Jeremy Russell and Scott Allred have picked up where the sign painters of the past left off. The Asheville, North Carolina–based duo is known for its new mural designs, inspired in part by ghost signs. A couple of years ago, they began exploring ways to restore old signs and keep their vintage look, rather than the more typical strategy of repainting them to look new. “We started developing a technique where we could bring back the sign 20 percent, or 50 percent,” says Allred. “It doesn’t disappear, but it still feels old and authentic.”
Earlier this year, the North Carolina town of Mooresville—a Main Street America community about 45 minutes north of Charlotte—gave them a chance to test this technique. Russell and Allred, whose company is called Brushcan Custom Murals & Hand-Painted Signs, were asked to restore three signs in the Mooresville Commercial Core Historic District. They started with deep observation and research, trying to learn as much as possible about the original signs. Locals, including staff members at The Mooresville Museum, provided valuable historical context, and archived newspaper ads supplied additional clues.
Russell and Allred cleaned the historic signs and sealed them with an acrylic urethane finish. Then they began painting—restoring just enough to make the signs easily readable but retain their vintage look. Ghost signs are more complicated up close than they appear from the street, containing layers of color and intricate brushwork. “For example, in the 1920s and ’30s, people were mixing their own paint,” says Russell. “If you have green paint, some of the blue and yellow pigments will separate out over time, and you’ll see little dots of yellow and blue. We re-create that.”
The process takes time and extreme attention to detail; if a sign is too uniform, the impression of natural weathering will be lost. “Say there’s a downspout where water has been running for a number of years,” Allred says. “The paint will be worn away there.” He and Russell often preserve those imperfections, rather than painting over them. Once their painting work is done, they apply a UV-protective varnish with a flat finish.

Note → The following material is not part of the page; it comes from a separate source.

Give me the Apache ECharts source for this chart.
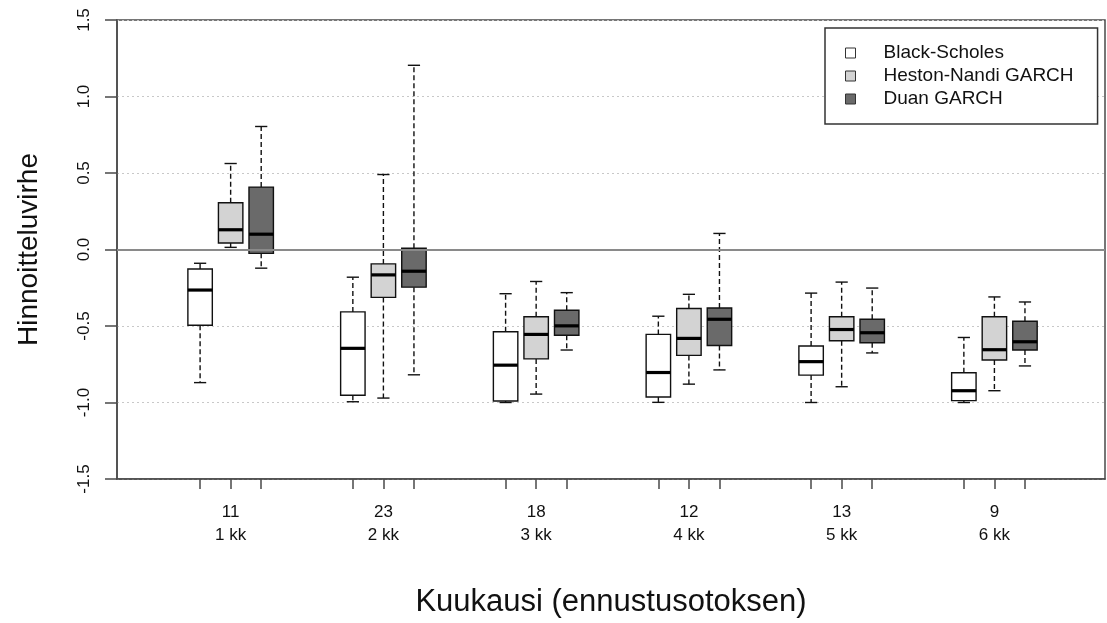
<!DOCTYPE html>
<html><head><meta charset="utf-8">
<script src="https://cdn.jsdelivr.net/npm/echarts@6/dist/echarts.min.js"></script>
<style>html,body{margin:0;padding:0;background:#fff}#c{width:1107px;height:623px}</style>
</head><body><div id="c"></div>
<script>
// ---- data ----
const sampleSizes = ['11', '23', '18', '12', '13', '9'];
const months = ['1 kk', '2 kk', '3 kk', '4 kk', '5 kk', '6 kk'];
const seriesNames = ['Black-Scholes', 'Heston-Nandi GARCH', 'Duan GARCH'];
// each entry: [min, q1, median, q3, max]
const blackScholes = [
  [-0.87, -0.495, -0.265, -0.127, -0.09],
  [-0.995, -0.953, -0.646, -0.408, -0.181],
  [-1.0, -0.99, -0.756, -0.538, -0.289],
  [-0.999, -0.964, -0.804, -0.555, -0.436],
  [-1.0, -0.821, -0.733, -0.631, -0.285],
  [-1.0, -0.988, -0.923, -0.806, -0.575]
];
const hestonNandi = [
  [0.014, 0.042, 0.129, 0.306, 0.562],
  [-0.971, -0.313, -0.166, -0.094, 0.49],
  [-0.945, -0.715, -0.555, -0.44, -0.209],
  [-0.88, -0.692, -0.581, -0.386, -0.293],
  [-0.897, -0.596, -0.523, -0.44, -0.213],
  [-0.923, -0.722, -0.655, -0.44, -0.31]
];
const duanGarch = [
  [-0.122, -0.025, 0.10, 0.408, 0.804],
  [-0.819, -0.246, -0.142, 0.008, 1.204],
  [-0.657, -0.56, -0.499, -0.397, -0.282],
  [-0.787, -0.627, -0.456, -0.382, 0.105],
  [-0.676, -0.609, -0.544, -0.456, -0.252],
  [-0.761, -0.657, -0.603, -0.469, -0.343]
];
const yTickLabels = ['-1.5', '-1.0', '-0.5', '0.0', '0.5', '1.0', '1.5'];

// ---- layout / style ----
const FONT = '"Liberation Sans", Arial, sans-serif';
const fills = ['#ffffff', '#d3d3d3', '#6a6a6a'];
const allData = [blackScholes, hestonNandi, duanGarch];
const groupStep = 5;
function pos(g, s) { return g * groupStep + s + 1; }
const tickPositions = [];
sampleSizes.forEach((_, g) => { for (let s = 0; s < 3; s++) tickPositions.push(pos(g, s)); });
const labelPositions = sampleSizes.map((_, g) => pos(g, 1));

function makeRender(fill) {
  return function (params, api) {
    const x = api.value(0);
    const mn = api.coord([x, api.value(1)]);
    const q1 = api.coord([x, api.value(2)]);
    const md = api.coord([x, api.value(3)]);
    const q3 = api.coord([x, api.value(4)]);
    const mx = api.coord([x, api.value(5)]);
    const halfW = api.size([0.8, 0])[0] / 2;
    const capW = halfW / 2;
    const cx = mn[0];
    const ink = '#111';
    const dash = { stroke: ink, lineWidth: 1.4, lineDash: [5, 3] };
    const solid = { stroke: ink, lineWidth: 1.4 };
    return {
      type: 'group',
      children: [
        { type: 'line', shape: { x1: cx, y1: q3[1], x2: cx, y2: mx[1] }, style: dash },
        { type: 'line', shape: { x1: cx, y1: q1[1], x2: cx, y2: mn[1] }, style: dash },
        { type: 'line', shape: { x1: cx - capW, y1: mx[1], x2: cx + capW, y2: mx[1] }, style: solid },
        { type: 'line', shape: { x1: cx - capW, y1: mn[1], x2: cx + capW, y2: mn[1] }, style: solid },
        { type: 'rect', shape: { x: cx - halfW, y: q3[1], width: halfW * 2, height: q1[1] - q3[1] },
          style: { fill: fill, stroke: ink, lineWidth: 1.4 } },
        { type: 'line', shape: { x1: cx - halfW, y1: md[1], x2: cx + halfW, y2: md[1] },
          style: { stroke: '#000', lineWidth: 3.2 } }
      ]
    };
  };
}

const series = allData.map((arr, s) => {
  const o = {
    name: seriesNames[s],
    type: 'custom',
    renderItem: makeRender(fills[s]),
    itemStyle: { color: fills[s], borderColor: '#333' },
    encode: { x: 0, y: [1, 2, 3, 4, 5] },
    data: arr.map((v, g) => [pos(g, s)].concat(v)),
    z: 3
  };
  if (s === 0) {
    o.markLine = {
      silent: true, symbol: 'none', label: { show: false },
      lineStyle: { color: '#8a8a8a', width: 2, type: 'solid' },
      data: [{ yAxis: 0 }], z: 5
    };
  }
  return o;
});

const chart = echarts.init(document.getElementById('c'), null, { renderer: 'canvas' });
chart.setOption({
  animation: false,
  backgroundColor: '#fff',
  grid: { left: 117, right: 2, top: 20, bottom: 141, show: true, borderColor: '#4a4a4a', borderWidth: 1.5, backgroundColor: 'transparent' },
  xAxis: {
    type: 'value', min: -1.72, max: 30.62,
    name: 'Kuukausi (ennustusotoksen)', nameLocation: 'middle', nameGap: 108,
    nameTextStyle: { fontFamily: FONT, fontSize: 31, color: '#111' },
    axisLine: { show: true, onZero: false, lineStyle: { color: '#4a4a4a', width: 1.5 } },
    axisTick: { show: true, customValues: tickPositions, length: 10, lineStyle: { color: '#4a4a4a', width: 1.5 } },
    axisLabel: {
      show: true, customValues: labelPositions, margin: 22,
      fontFamily: FONT, fontSize: 17, lineHeight: 23, color: '#111',
      formatter: v => { const g = labelPositions.indexOf(v); return g < 0 ? '' : sampleSizes[g] + '\n' + months[g]; }
    },
    splitLine: { show: false }
  },
  yAxis: {
    type: 'value', min: -1.5, max: 1.5, interval: 0.5,
    name: 'Hinnoitteluvirhe', nameLocation: 'middle', nameGap: 74, nameRotate: 90,
    nameTextStyle: { fontFamily: FONT, fontSize: 28, color: '#111' },
    axisLine: { show: true, onZero: false, lineStyle: { color: '#4a4a4a', width: 1.5 } },
    axisTick: { show: true, length: 12, lineStyle: { color: '#4a4a4a', width: 1.5 } },
    axisLabel: {
      rotate: 90, margin: 24, fontFamily: FONT, fontSize: 17, color: '#111',
      formatter: v => yTickLabels[Math.round((v + 1.5) / 0.5)]
    },
    splitLine: { show: true, lineStyle: { color: '#c8c8c8', width: 1, type: [2, 3] } }
  },
  legend: {
    orient: 'vertical', left: 825, top: 28,
    padding: [14, 24, 14, 20],
    borderColor: '#333', borderWidth: 1.5, backgroundColor: '#fff',
    itemWidth: 10, itemHeight: 10, itemGap: 1, icon: 'rect',
    textStyle: { fontFamily: FONT, fontSize: 19, color: '#111', lineHeight: 22, padding: [0, 0, 0, 23] },
    data: seriesNames.map((n, i) => ({ name: n, itemStyle: { color: fills[i], borderColor: '#333', borderWidth: 1 } }))
  },
  series: series
});
</script>
</body></html>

The results of their work in Mooresville, a town of about 38,000, have pleased residents. “It definitely adds to the historic backdrop of our downtown,” says Kim Atkins, executive director of the Mooresville Downtown Commission, an affiliate member of Main Street America. Tim Brown, a municipal planner who helped make the project happen, agrees. “There’s a real sense of pride, support, and advocacy for restoring these signs in general,” he says. Brown garnered support from various committees, ultimately convincing the town’s board of commissioners to fund the restoration of the three murals, which are shown on the following pages.
He hopes to bring Brushcan back to conserve more historic signs in Mooresville, including a Wrigley’s Spearmint gum sign. Meanwhile, Russell and Allred have just completed their second historic sign restoration project, in Pikeville, Kentucky (also a Main Street America community). “There’s so much digital technology, TV, movies, and stuff that’s out there now,” says Russell. “This is an old-school thing you can preserve. I think people get excited about that.”
The Mooresville Downtown Commission is an affiliate member of Main Street America, a program of the National Trust for Historic Preservation.